Naming the Chancellor personally, Pierre Moscovici, the EU finance’s commissioner, told reporters in Brussels that the UK would be removed from the EU’s Excessive Deficit Procedure (EDP).

The economics chief said the UK had "durably" reduced its deficit, meaning it would no longer be subject to the potential fines and economic sanctions for having a higher deficit.

Britain’s austerity economy is one of the last countries to come off the list, which numbered 24 in 2011 after the financial crisis but has now dwindled to two with the UK’s belated departure.

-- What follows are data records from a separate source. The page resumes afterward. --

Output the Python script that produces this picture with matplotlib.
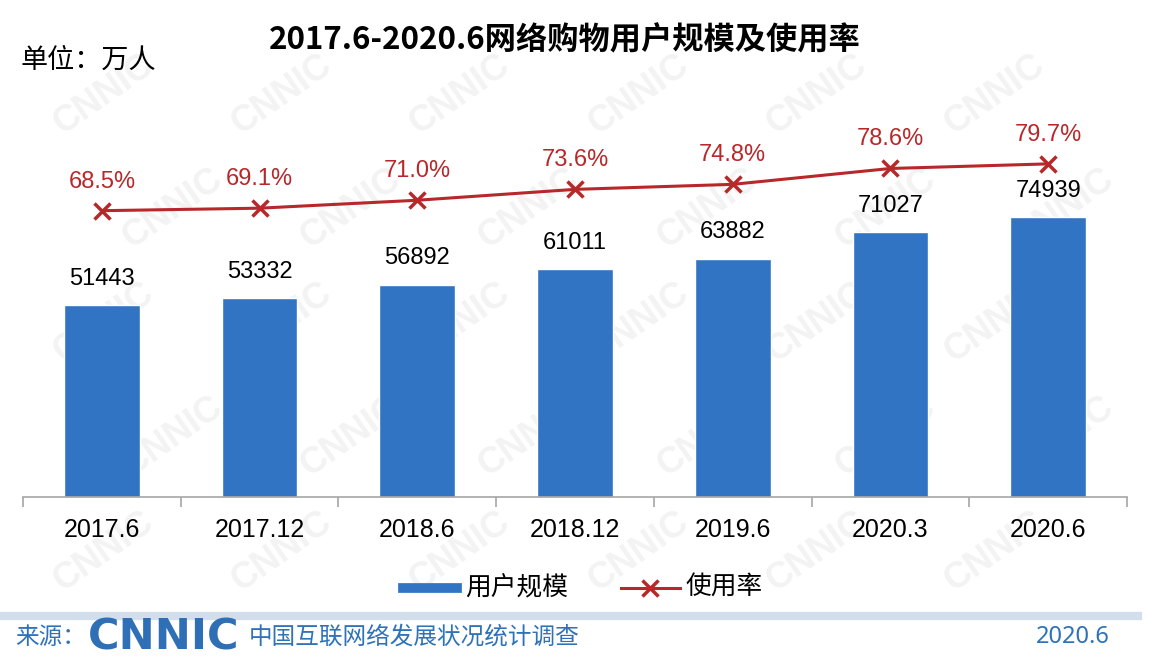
import matplotlib
matplotlib.use("Agg")
import matplotlib.pyplot as plt
import numpy as np

plt.rcParams['font.family'] = ['Liberation Sans', 'Noto Sans CJK SC', 'DejaVu Sans']

# data
periods = ['2017.6', '2017.12', '2018.6', '2018.12', '2019.6', '2020.3', '2020.6']
users = [51443, 53332, 56892, 61011, 63882, 71027, 74939]
rate = [68.5, 69.1, 71.0, 73.6, 74.8, 78.6, 79.7]

BLUE = '#3174C3'
RED = '#B8282A'
FOOT = '#2E72B8'
cjk = ['Noto Sans CJK SC', 'DejaVu Sans']

fig = plt.figure(figsize=(11.5, 6.72), dpi=100)

# faint watermark, kept inside the frame
for row in range(5):
    for col in range(6):
        fx = 0.09 + col * 0.155 + (row % 2) * 0.06
        fy = 0.86 - row * 0.17
        fig.text(fx, fy, 'CNNIC', fontsize=26, color='#F3F3F3', rotation=35,
                 ha='center', va='center', fontweight='bold', zorder=-5)

ax = fig.add_axes([0.02, 0.2604, 0.96, 0.622])
ax.patch.set_visible(False)
x = np.arange(len(periods))
ax.bar(x, users, width=0.48, color=BLUE, edgecolor='white', linewidth=1, zorder=2)
ax.set_ylim(0, 112000)
ax.set_xlim(-0.5, len(periods) - 0.5)
for xi, v in zip(x, users):
    ax.annotate(str(v), (xi, v), xytext=(0, 11), textcoords='offset points',
                ha='center', va='bottom', fontsize=17, color='black')

for s in ['top', 'right', 'left']:
    ax.spines[s].set_visible(False)
ax.spines['bottom'].set_color('#A6A6A6')
ax.spines['bottom'].set_linewidth(1.2)
ax.set_yticks([])
ax.set_xticks(x)
ax.set_xticklabels(periods, fontsize=18)
ax.tick_params(axis='x', which='major', length=0, pad=15)
ax.set_xticks(np.arange(len(periods) + 1) - 0.5, minor=True)
ax.tick_params(axis='x', which='minor', length=7, color='#A6A6A6', width=1.2)

ax2 = ax.twinx()
ax2.set_ylim(0, 100)
ax2.plot(x, rate, color=RED, lw=2.2, marker='x', markersize=12, mew=2.5, zorder=3)
for xi, r in zip(x, rate):
    ax2.annotate(f'{r:.1f}%', (xi, r), xytext=(0, 13), textcoords='offset points',
                 ha='center', va='bottom', fontsize=17, color=RED)
ax2.axis('off')

# title and unit
fig.text(0.491, 0.94, '2017.6-2020.6网络购物用户规模及使用率', ha='center', va='center',
         fontsize=22.5, fontweight='bold', family=cjk)
fig.text(0.018, 0.91, '单位：万人', ha='left', va='center', fontsize=19.5, family=cjk)

# legend
ly = 1 - 588 / 672
fig.add_artist(plt.Line2D([403 / 1150, 457 / 1150], [ly, ly], color=BLUE, lw=7))
fig.text(465 / 1150, ly, '用户规模', ha='left', va='center', fontsize=18.5, family=cjk)
fig.add_artist(plt.Line2D([621 / 1150, 680 / 1150], [ly, ly], color=RED, lw=2.2))
fig.add_artist(plt.Line2D([650 / 1150], [ly], color=RED, marker='x', markersize=11, mew=2.5))
fig.text(686 / 1150, ly, '使用率', ha='left', va='center', fontsize=18.5, family=cjk)

# footer
fig.add_artist(plt.Line2D([0, 1138 / 1150], [1 - 616 / 672] * 2, color='#D3DEEC', lw=6))
fy = 1 - 637 / 672
fig.text(0.013, fy, '来源：', ha='left', va='center', fontsize=17, color=FOOT, family=cjk)
fig.text(88 / 1150, fy, 'CNNIC', ha='left', va='center', fontsize=31, color='#2F6FB5',
         fontweight='heavy', family=['DejaVu Sans'])
fig.text(249 / 1150, fy, '中国互联网络发展状况统计调查', ha='left', va='center',
         fontsize=17, color=FOOT, family=cjk)
fig.text(1110 / 1150, fy, '2020.6', ha='right', va='center', fontsize=17, color=FOOT,
         family=['Noto Sans', 'DejaVu Sans'])

fig.savefig('out.png', dpi=100)
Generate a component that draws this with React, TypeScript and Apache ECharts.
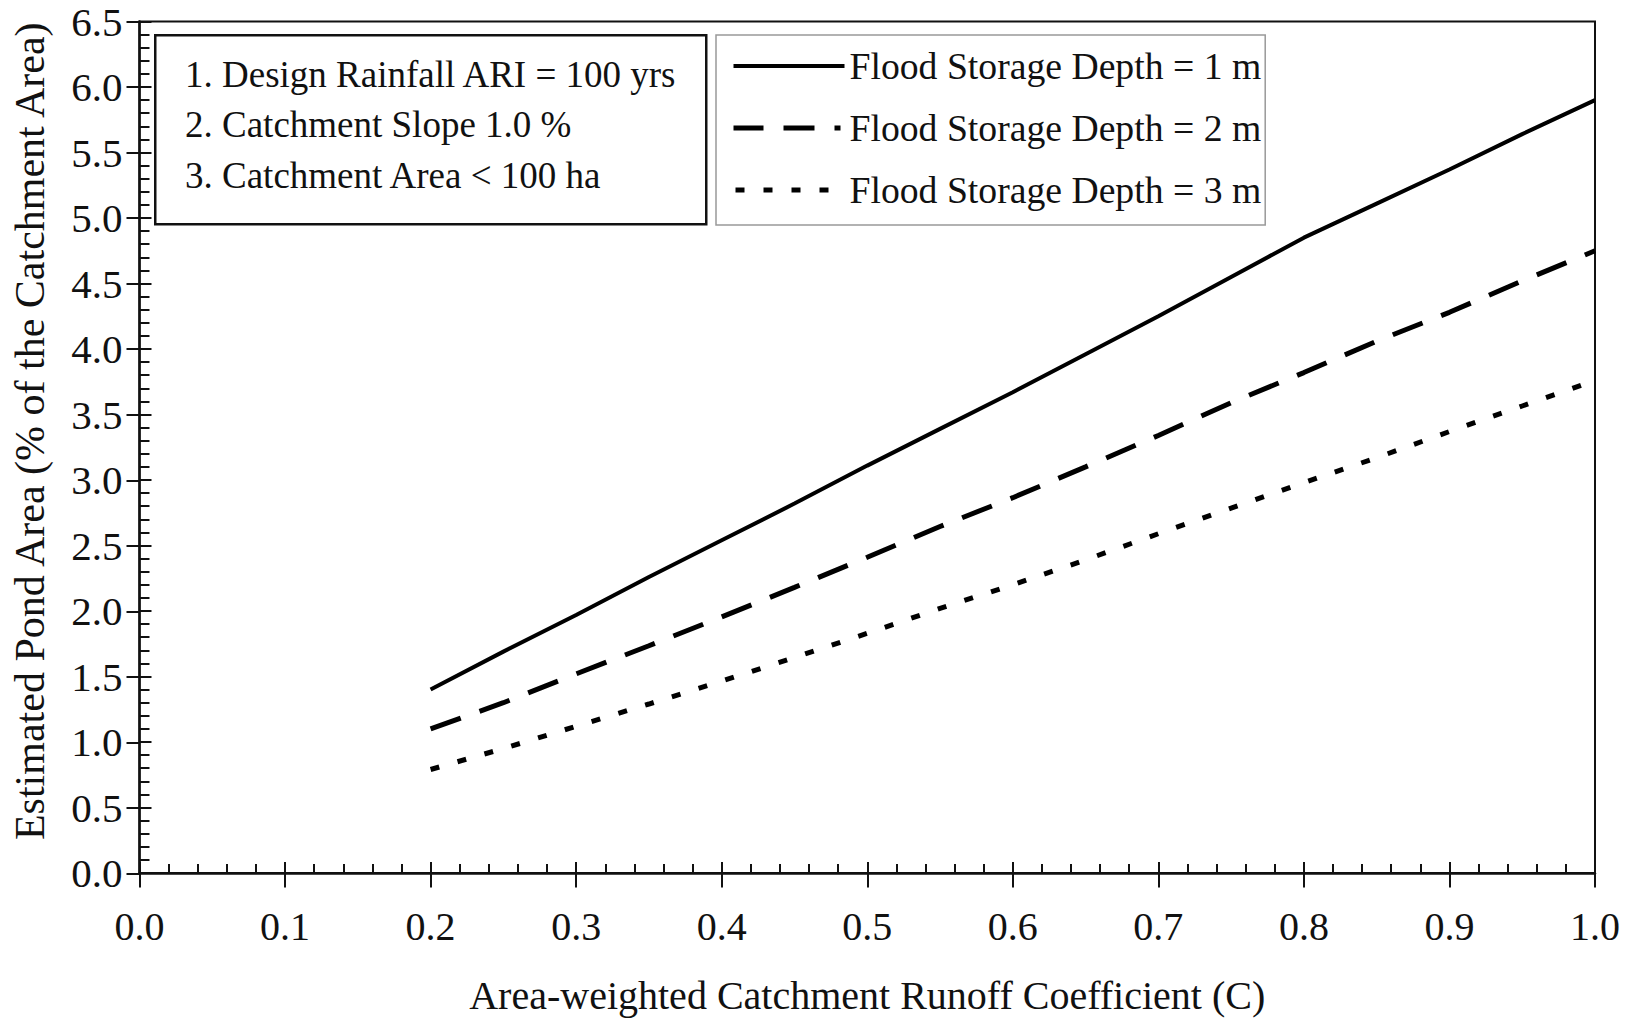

“On what happens to be the day on which Phil Hammond presents his 2018 budget in the House of Commons, we have good news for him – we are recommending the closure of the Excessive Deficit Procedure for the UK because the country durably reduced its deficit from a peak of 10 per cent of GDP in 2009-2010 to 2.3 per cent in 2016-17 in line with he Council recommendation of 2015,” he said on Wednesday, hours ahead of the UK's Budget statement.

“This will reduce to two the member states to two the number of member states still in the corrective arm of the pact from 24 in the spring of 2011 and hopefully zero in 2018 which proves to those who have some doubts about the implementation of the pact that it works perfectly.”

The Excessive Deficit Procedure is part of the EU's Stability and Growth Pact, which countries signed with the aim of keeping their debt and deficit levels down.

When a countries is found to have breached the pact, an EDP is launched, meaning the member state must draw up plans on how to reduce its deficit and submit them to Brussels for scrutiny. Countries that do not comply can be subject to economic sanctions, such as fines.